In his thirty-five years as University Organist, Parkins has played thousands of hymns and voluntaries for Chapel services and university events, and he has also directed the annual Organ Recital Series. In the Department of Music, he has taught primarily organ, harpsichord, and music theory. He has also served as Director of Undergraduate Studies and Director of Performance.

As a performer, Parkins has presented recitals throughout the United States and Western Europe as well as in Central America, and he has recorded albums for several classical labels—such as Calcante, Gothic, Loft, Musical Heritage Society, and Naxos. As a scholar, he has published academic articles in journals including The Organ Yearbook, Early Music, The American Organist, and The Diapason, as well as a chapter on Spain and Portugal in Keyboard Music Before 1700.
Chapel Music Director Dr. Zebulon Highben and Dr. Verena Mösenbichler-Bryant, chair of the Music Department, gave a joint introduction to Parkins’s recital.
“Whether interpreting the works of Brahms, Frescobaldi, or the great Iberian and south German composers, Dr. Parkins has enriched the organ world with a voice both authoritative and expressive,” Dr. Highben said.
“From his writings on early Iberian keyboard performance practices to his chapter on Spanish and Portuguese keyboard music in Keyboard Music Before 1700, Dr. Parkins has left an indelible mark, not just as a performer, but as a scholar whose insights will continue to shape the study of keyboard music,” Dr. Mösenbichler-Bryant said.

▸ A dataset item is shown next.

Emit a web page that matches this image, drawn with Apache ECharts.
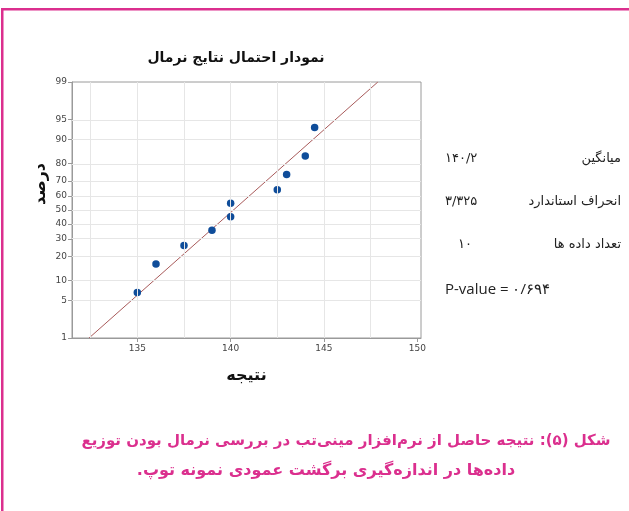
<!DOCTYPE html>
<html>
<head>
<meta charset="utf-8">
<script src="https://cdn.jsdelivr.net/npm/echarts@6/dist/echarts.min.js"></script>
<style>
html,body{margin:0;padding:0;background:#fff;}
#chart{width:629px;height:511px;}
</style>
</head>
<body>
<div id="chart" dir="rtl"></div>
<script>
// ---- data ----
const resultValues = [135, 136, 137.5, 139, 140, 140, 142.5, 143, 144, 144.5];
const percentValues = [6.7, 16.3, 26.0, 35.6, 45.2, 54.8, 64.4, 74.0, 83.7, 93.3];
const yTickPercents = [1, 5, 10, 20, 30, 40, 50, 60, 70, 80, 90, 95, 99];
const xTickLabels = [135, 140, 145, 150];
const xGridValues = [132.5, 135, 137.5, 140, 142.5, 145, 147.5, 150];
const statLabels = ['میانگین', 'انحراف استاندارد', 'تعداد داده ها'];
const statValues = ['۱۴۰/۲', '۳/۳۲۵', '۱۰'];
const pValueText = 'P-value = ۰/۶۹۴';
const chartTitle = 'نمودار احتمال نتایج نرمال';
const yName = 'درصد';
const xName = 'نتیجه';
const captionLines = [
  'شکل (۵): نتیجه حاصل از نرم‌افزار مینی‌تب در بررسی نرمال بودن توزیع',
  'داده‌ها در اندازه‌گیری برگشت عمودی نمونه توپ.'
];

// inverse standard normal CDF (Acklam)
function normInv(p) {
  const a = [-39.69683028665376, 220.9460984245205, -275.9285104469687, 138.3577518672690, -30.66479806614716, 2.506628277459239];
  const b = [-54.47609879822406, 161.5858368580409, -155.6989798598866, 66.80131188771972, -13.28068155288572];
  const c = [-0.007784894002430293, -0.3223964580411365, -2.400758277161838, -2.549732539343734, 4.374664141464968, 2.938163982698783];
  const d = [0.007784695709041462, 0.3224671290700398, 2.445134137142996, 3.754408661907416];
  const pl = 0.02425, ph = 1 - pl;
  let q, r;
  if (p < pl) {
    q = Math.sqrt(-2 * Math.log(p));
    return (((((c[0]*q+c[1])*q+c[2])*q+c[3])*q+c[4])*q+c[5]) / ((((d[0]*q+d[1])*q+d[2])*q+d[3])*q+1);
  } else if (p <= ph) {
    q = p - 0.5; r = q * q;
    return (((((a[0]*r+a[1])*r+a[2])*r+a[3])*r+a[4])*r+a[5])*q / (((((b[0]*r+b[1])*r+b[2])*r+b[3])*r+b[4])*r+1);
  } else {
    q = Math.sqrt(-2 * Math.log(1 - p));
    return -(((((c[0]*q+c[1])*q+c[2])*q+c[3])*q+c[4])*q+c[5]) / ((((d[0]*q+d[1])*q+d[2])*q+d[3])*q+1);
  }
}
const z = p => normInv(p / 100);
const zTicks = yTickPercents.map(z);
const zMin = z(yTickPercents[0]);
const zMax = z(yTickPercents[yTickPercents.length - 1]);

// fitted normal line from the data
const n = resultValues.length;
const mean = resultValues.reduce((s, v) => s + v, 0) / n;
const sd = Math.sqrt(resultValues.reduce((s, v) => s + (v - mean) * (v - mean), 0) / (n - 1));
const fitLine = [[mean + sd * zMin, zMin], [mean + sd * zMax, zMax]];

const pink = '#db2f8e';
const font = 'DejaVu Sans';
const gridLine = { color: '#e6e6e6', width: 1, type: 'solid' };

const chart = echarts.init(document.getElementById('chart'), null, { renderer: 'canvas' });
chart.setOption({
  animation: false,
  backgroundColor: '#fff',
  grid: { left: 72, right: 208, top: 82, bottom: 173, show: true, borderColor: '#9a9a9a', borderWidth: 1, backgroundColor: 'transparent' },
  xAxis: {
    type: 'value', min: 131.5, max: 150.2,
    axisLine: { show: true, onZero: false, lineStyle: { color: '#9a9a9a' } },
    axisTick: { show: true, customValues: xTickLabels, length: 4, lineStyle: { color: '#9a9a9a' } },
    axisLabel: { customValues: xTickLabels, color: '#444', fontSize: 9, fontFamily: font, margin: 6 },
    splitLine: { show: false },
    name: xName, nameLocation: 'middle', nameGap: 30,
    nameTextStyle: { fontFamily: font, fontWeight: 'bold', fontSize: 16, color: '#111' }
  },
  yAxis: {
    type: 'value', min: zMin, max: zMax,
    axisLine: { show: true, onZero: false, lineStyle: { color: '#9a9a9a' } },
    axisTick: { show: true, customValues: zTicks, length: 4, lineStyle: { color: '#9a9a9a' } },
    axisLabel: {
      customValues: zTicks, color: '#444', fontSize: 9, fontFamily: font, margin: 5,
      formatter: v => { let best = 0; zTicks.forEach((t, i) => { if (Math.abs(t - v) < Math.abs(zTicks[best] - v)) best = i; }); return String(yTickPercents[best]); }
    },
    splitLine: { show: false }
  },
  series: [
    {
      type: 'line', data: [], silent: true,
      markLine: {
        silent: true, symbol: 'none', label: { show: false }, lineStyle: gridLine, animation: false,
        data: zTicks.slice(1, -1).map(v => ({ yAxis: v })).concat(xGridValues.slice(0, -1).map(v => ({ xAxis: v })))
      }
    },
    {
      type: 'line', data: fitLine, showSymbol: false, symbol: 'none', silent: true,
      lineStyle: { color: '#a85a5a', width: 1 }, z: 3
    },
    {
      type: 'scatter', data: resultValues.map((x, i) => [x, z(percentValues[i])]),
      symbol: 'circle', symbolSize: 7.5, itemStyle: { color: '#0f4d9a', opacity: 1 }, z: 4
    }
  ],
  graphic: [
    { type: 'rect', shape: { x: 1, y: 8, width: 628, height: 2.5 }, style: { fill: pink } },
    { type: 'rect', shape: { x: 1, y: 8, width: 2.5, height: 503 }, style: { fill: pink } },
    { type: 'text', x: 236, y: 58, style: { text: chartTitle, font: 'bold 14px "' + font + '"', fill: '#111', align: 'center', verticalAlign: 'middle' } },
    { type: 'text', x: 41, y: 184, rotation: Math.PI / 2, style: { text: yName, font: 'bold 16px "' + font + '"', fill: '#111', align: 'center', verticalAlign: 'middle' } },
    { type: 'text', x: 621, y: 159, style: { text: statLabels[0], font: '13px "' + font + '"', fill: '#222', align: 'right', verticalAlign: 'middle' } },
    { type: 'text', x: 621, y: 202, style: { text: statLabels[1], font: '13px "' + font + '"', fill: '#222', align: 'right', verticalAlign: 'middle' } },
    { type: 'text', x: 621, y: 245, style: { text: statLabels[2], font: '13px "' + font + '"', fill: '#222', align: 'right', verticalAlign: 'middle' } },
    { type: 'text', x: 445, y: 159, style: { text: statValues[0], font: '13px "' + font + '"', fill: '#222', align: 'left', verticalAlign: 'middle' } },
    { type: 'text', x: 445, y: 202, style: { text: statValues[1], font: '13px "' + font + '"', fill: '#222', align: 'left', verticalAlign: 'middle' } },
    { type: 'text', x: 458, y: 245, style: { text: statValues[2], font: '13px "' + font + '"', fill: '#222', align: 'left', verticalAlign: 'middle' } },
    { type: 'text', x: 445, y: 290, style: { text: pValueText, font: '15px "Open Sans"', fill: '#222', align: 'left', verticalAlign: 'middle' } },
    { type: 'text', x: 346, y: 441, style: { text: captionLines[0], font: 'bold 15px "' + font + '"', fill: pink, align: 'center', verticalAlign: 'middle' } },
    { type: 'text', x: 326, y: 471, style: { text: captionLines[1], font: 'bold 16px "' + font + '"', fill: pink, align: 'center', verticalAlign: 'middle' } }
  ]
});
</script>
</body>
</html>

One reason the organ in Memorial Chapel was named in Parkins’s honor is that he was heavily involved in guiding its installation in 1997. The idea for another organ in the side chapel had been floating around since Parkins had returned to Duke in 1985, but it wasn’t until he became University Organist in 1990 that he began discussing with organ builder John Brombaugh the concept of a new organ crafted to play pre-eighteenth century music.
“We already had the Flentrop, we've got the Aeolian, and so we've got a lot of bases covered already in terms of music history for the last three or four hundred years,” Parkins explained in an interview about the organ’s origin. “We both got on the idea of an Italianate instrument.”
“John was very keen on this, and so was I because I deal with Iberian music and south German, Italian, Portuguese, [and] Spanish [keyboard literature],” he said. “And so we came up with an idea for an Italianate organ that would be expanded a bit.”

The new instrument used a historically appropriate tuning system for playing sixteenth- and seventeenth-century music called "quarter-comma meantone temperament." It also included a second keyboard-pedal set, not usually found on Italian organs of that era, which extended its capacity to play a wider range of organ music as well as hymns.
“It was one of very few meantone instruments in this country, and I still think that's the case,” Parkins said. “What [meantone temperament] does is it makes the consonances so beautiful and the dissonances so dramatic, and it brings all that kind of [early music] literature out into bold relief.”
As part of the announcement naming the Robert Collings Parkins Organ, Powery said Parkins embodied the university’s historic motto of Eruditio et Religio (Education and Religion).
“You bridged teaching and learning with faith and service, the academic mission of Duke with its spiritual mission, and you did it so faithfully,” Powery said. “You are actually in the long line of those in the tradition of Johann Sebastian Bach, who played and created music Soli Deo Gloria —for God's glory alone.”
When asked what he will miss most in his retirement, Parkins said it will be the Chapel’s organs, even coming in late on Friday and Saturday evenings to rehearse. “Being able to practice in here, when the Chapel is locked up—it's quiet and it's all at my disposal—that's a blessing,” he said. “It really is.”
Parkins will play in his final Chapel Sunday morning service as University Organist on April 27 at 11:00 a.m. and his final Baccalaureate services on May 9.